:: STORED DATA ::
════════════════
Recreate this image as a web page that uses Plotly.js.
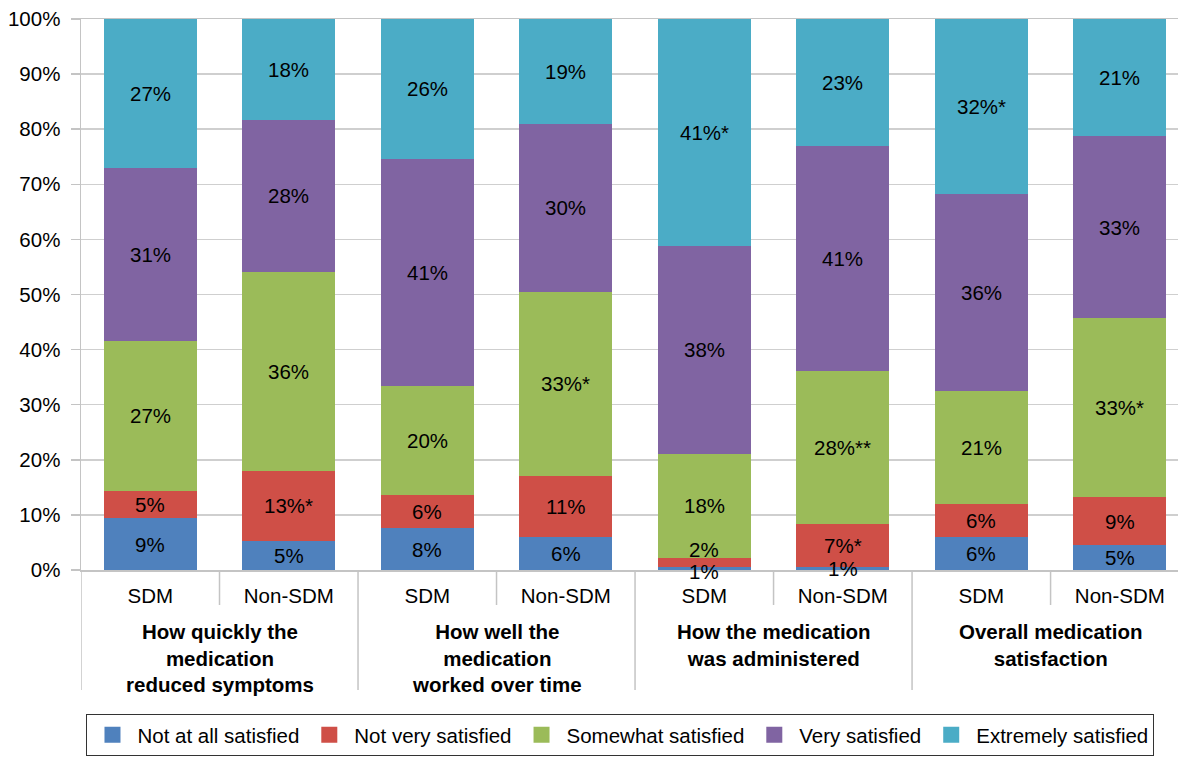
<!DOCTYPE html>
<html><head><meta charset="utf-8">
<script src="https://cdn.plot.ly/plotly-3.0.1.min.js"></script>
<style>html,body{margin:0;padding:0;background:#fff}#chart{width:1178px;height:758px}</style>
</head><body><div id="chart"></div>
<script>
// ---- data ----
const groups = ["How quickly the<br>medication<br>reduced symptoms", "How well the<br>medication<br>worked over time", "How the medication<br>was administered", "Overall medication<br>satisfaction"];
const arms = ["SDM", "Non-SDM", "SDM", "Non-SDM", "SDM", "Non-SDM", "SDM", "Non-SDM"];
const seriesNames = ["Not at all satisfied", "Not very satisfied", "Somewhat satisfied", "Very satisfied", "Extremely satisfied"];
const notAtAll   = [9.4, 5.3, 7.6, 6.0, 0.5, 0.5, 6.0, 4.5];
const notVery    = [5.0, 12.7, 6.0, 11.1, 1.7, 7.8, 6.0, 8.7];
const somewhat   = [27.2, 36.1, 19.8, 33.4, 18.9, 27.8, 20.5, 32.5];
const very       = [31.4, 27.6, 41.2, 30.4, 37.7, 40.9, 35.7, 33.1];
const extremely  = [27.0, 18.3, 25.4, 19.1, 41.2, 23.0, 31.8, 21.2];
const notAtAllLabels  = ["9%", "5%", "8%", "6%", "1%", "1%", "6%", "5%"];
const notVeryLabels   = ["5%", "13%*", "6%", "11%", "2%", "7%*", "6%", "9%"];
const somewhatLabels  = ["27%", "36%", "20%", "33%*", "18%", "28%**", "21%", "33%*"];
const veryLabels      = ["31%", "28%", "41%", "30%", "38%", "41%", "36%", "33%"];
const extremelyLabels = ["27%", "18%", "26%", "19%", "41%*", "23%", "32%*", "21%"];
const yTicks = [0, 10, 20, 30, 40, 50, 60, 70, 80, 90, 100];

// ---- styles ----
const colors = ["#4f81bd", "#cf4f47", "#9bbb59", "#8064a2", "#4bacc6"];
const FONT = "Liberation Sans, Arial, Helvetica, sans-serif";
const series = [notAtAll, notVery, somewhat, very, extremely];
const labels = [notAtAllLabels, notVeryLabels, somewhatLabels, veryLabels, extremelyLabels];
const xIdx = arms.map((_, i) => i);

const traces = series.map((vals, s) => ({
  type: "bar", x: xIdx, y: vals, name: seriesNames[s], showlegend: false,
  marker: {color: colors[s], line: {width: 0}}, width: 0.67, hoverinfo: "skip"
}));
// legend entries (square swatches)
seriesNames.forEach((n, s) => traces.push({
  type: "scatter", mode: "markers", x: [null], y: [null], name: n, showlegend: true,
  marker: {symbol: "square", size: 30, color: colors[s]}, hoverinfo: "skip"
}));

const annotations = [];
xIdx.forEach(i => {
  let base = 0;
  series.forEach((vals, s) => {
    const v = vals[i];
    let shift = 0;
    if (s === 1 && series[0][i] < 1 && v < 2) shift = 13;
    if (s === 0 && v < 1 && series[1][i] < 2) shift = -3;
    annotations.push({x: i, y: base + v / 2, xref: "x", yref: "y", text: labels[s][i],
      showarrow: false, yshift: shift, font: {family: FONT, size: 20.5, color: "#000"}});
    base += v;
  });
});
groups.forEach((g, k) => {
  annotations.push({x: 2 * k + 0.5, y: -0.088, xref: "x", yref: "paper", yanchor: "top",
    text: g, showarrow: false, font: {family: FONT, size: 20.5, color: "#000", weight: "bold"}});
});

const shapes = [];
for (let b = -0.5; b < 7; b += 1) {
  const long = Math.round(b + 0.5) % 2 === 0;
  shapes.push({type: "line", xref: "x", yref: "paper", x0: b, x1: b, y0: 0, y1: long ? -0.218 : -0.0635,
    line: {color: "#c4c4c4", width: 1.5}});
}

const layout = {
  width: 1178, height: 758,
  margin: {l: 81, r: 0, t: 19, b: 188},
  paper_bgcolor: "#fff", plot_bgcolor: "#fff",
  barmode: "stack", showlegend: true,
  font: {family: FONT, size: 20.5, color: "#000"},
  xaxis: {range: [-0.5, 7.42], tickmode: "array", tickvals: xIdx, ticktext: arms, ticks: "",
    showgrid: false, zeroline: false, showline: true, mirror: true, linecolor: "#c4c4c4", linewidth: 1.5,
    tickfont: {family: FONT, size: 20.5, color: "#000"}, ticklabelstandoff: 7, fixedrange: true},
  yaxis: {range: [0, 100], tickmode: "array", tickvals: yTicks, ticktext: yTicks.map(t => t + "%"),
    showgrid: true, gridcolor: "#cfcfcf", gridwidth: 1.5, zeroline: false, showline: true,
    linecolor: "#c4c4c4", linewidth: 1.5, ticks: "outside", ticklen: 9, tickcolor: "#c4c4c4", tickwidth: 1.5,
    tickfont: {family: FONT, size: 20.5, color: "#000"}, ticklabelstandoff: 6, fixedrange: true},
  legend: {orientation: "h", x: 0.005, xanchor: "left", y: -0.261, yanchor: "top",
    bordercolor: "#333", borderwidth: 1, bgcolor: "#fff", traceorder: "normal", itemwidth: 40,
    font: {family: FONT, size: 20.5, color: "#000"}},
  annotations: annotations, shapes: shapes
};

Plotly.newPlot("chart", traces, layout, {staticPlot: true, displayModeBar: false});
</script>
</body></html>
════════════════
:: TO DO ::
Please set down each line of the data above exactly as written, without the pictures.

:: RESULT ::
Recreate this image as a web page that uses Plotly.js.
<!DOCTYPE html>
<html><head><meta charset="utf-8">
<script src="https://cdn.plot.ly/plotly-3.0.1.min.js"></script>
<style>html,body{margin:0;padding:0;background:#fff}#chart{width:1178px;height:758px}</style>
</head><body><div id="chart"></div>
<script>
// ---- data ----
const groups = ["How quickly the<br>medication<br>reduced symptoms", "How well the<br>medication<br>worked over time", "How the medication<br>was administered", "Overall medication<br>satisfaction"];
const arms = ["SDM", "Non-SDM", "SDM", "Non-SDM", "SDM", "Non-SDM", "SDM", "Non-SDM"];
const seriesNames = ["Not at all satisfied", "Not very satisfied", "Somewhat satisfied", "Very satisfied", "Extremely satisfied"];
const notAtAll   = [9.4, 5.3, 7.6, 6.0, 0.5, 0.5, 6.0, 4.5];
const notVery    = [5.0, 12.7, 6.0, 11.1, 1.7, 7.8, 6.0, 8.7];
const somewhat   = [27.2, 36.1, 19.8, 33.4, 18.9, 27.8, 20.5, 32.5];
const very       = [31.4, 27.6, 41.2, 30.4, 37.7, 40.9, 35.7, 33.1];
const extremely  = [27.0, 18.3, 25.4, 19.1, 41.2, 23.0, 31.8, 21.2];
const notAtAllLabels  = ["9%", "5%", "8%", "6%", "1%", "1%", "6%", "5%"];
const notVeryLabels   = ["5%", "13%*", "6%", "11%", "2%", "7%*", "6%", "9%"];
const somewhatLabels  = ["27%", "36%", "20%", "33%*", "18%", "28%**", "21%", "33%*"];
const veryLabels      = ["31%", "28%", "41%", "30%", "38%", "41%", "36%", "33%"];
const extremelyLabels = ["27%", "18%", "26%", "19%", "41%*", "23%", "32%*", "21%"];
const yTicks = [0, 10, 20, 30, 40, 50, 60, 70, 80, 90, 100];

// ---- styles ----
const colors = ["#4f81bd", "#cf4f47", "#9bbb59", "#8064a2", "#4bacc6"];
const FONT = "Liberation Sans, Arial, Helvetica, sans-serif";
const series = [notAtAll, notVery, somewhat, very, extremely];
const labels = [notAtAllLabels, notVeryLabels, somewhatLabels, veryLabels, extremelyLabels];
const xIdx = arms.map((_, i) => i);

const traces = series.map((vals, s) => ({
  type: "bar", x: xIdx, y: vals, name: seriesNames[s], showlegend: false,
  marker: {color: colors[s], line: {width: 0}}, width: 0.67, hoverinfo: "skip"
}));
// legend entries (square swatches)
seriesNames.forEach((n, s) => traces.push({
  type: "scatter", mode: "markers", x: [null], y: [null], name: n, showlegend: true,
  marker: {symbol: "square", size: 30, color: colors[s]}, hoverinfo: "skip"
}));

const annotations = [];
xIdx.forEach(i => {
  let base = 0;
  series.forEach((vals, s) => {
    const v = vals[i];
    let shift = 0;
    if (s === 1 && series[0][i] < 1 && v < 2) shift = 13;
    if (s === 0 && v < 1 && series[1][i] < 2) shift = -3;
    annotations.push({x: i, y: base + v / 2, xref: "x", yref: "y", text: labels[s][i],
      showarrow: false, yshift: shift, font: {family: FONT, size: 20.5, color: "#000"}});
    base += v;
  });
});
groups.forEach((g, k) => {
  annotations.push({x: 2 * k + 0.5, y: -0.088, xref: "x", yref: "paper", yanchor: "top",
    text: g, showarrow: false, font: {family: FONT, size: 20.5, color: "#000", weight: "bold"}});
});

const shapes = [];
for (let b = -0.5; b < 7; b += 1) {
  const long = Math.round(b + 0.5) % 2 === 0;
  shapes.push({type: "line", xref: "x", yref: "paper", x0: b, x1: b, y0: 0, y1: long ? -0.218 : -0.0635,
    line: {color: "#c4c4c4", width: 1.5}});
}

const layout = {
  width: 1178, height: 758,
  margin: {l: 81, r: 0, t: 19, b: 188},
  paper_bgcolor: "#fff", plot_bgcolor: "#fff",
  barmode: "stack", showlegend: true,
  font: {family: FONT, size: 20.5, color: "#000"},
  xaxis: {range: [-0.5, 7.42], tickmode: "array", tickvals: xIdx, ticktext: arms, ticks: "",
    showgrid: false, zeroline: false, showline: true, mirror: true, linecolor: "#c4c4c4", linewidth: 1.5,
    tickfont: {family: FONT, size: 20.5, color: "#000"}, ticklabelstandoff: 7, fixedrange: true},
  yaxis: {range: [0, 100], tickmode: "array", tickvals: yTicks, ticktext: yTicks.map(t => t + "%"),
    showgrid: true, gridcolor: "#cfcfcf", gridwidth: 1.5, zeroline: false, showline: true,
    linecolor: "#c4c4c4", linewidth: 1.5, ticks: "outside", ticklen: 9, tickcolor: "#c4c4c4", tickwidth: 1.5,
    tickfont: {family: FONT, size: 20.5, color: "#000"}, ticklabelstandoff: 6, fixedrange: true},
  legend: {orientation: "h", x: 0.005, xanchor: "left", y: -0.261, yanchor: "top",
    bordercolor: "#333", borderwidth: 1, bgcolor: "#fff", traceorder: "normal", itemwidth: 40,
    font: {family: FONT, size: 20.5, color: "#000"}},
  annotations: annotations, shapes: shapes
};

Plotly.newPlot("chart", traces, layout, {staticPlot: true, displayModeBar: false});
</script>
</body></html>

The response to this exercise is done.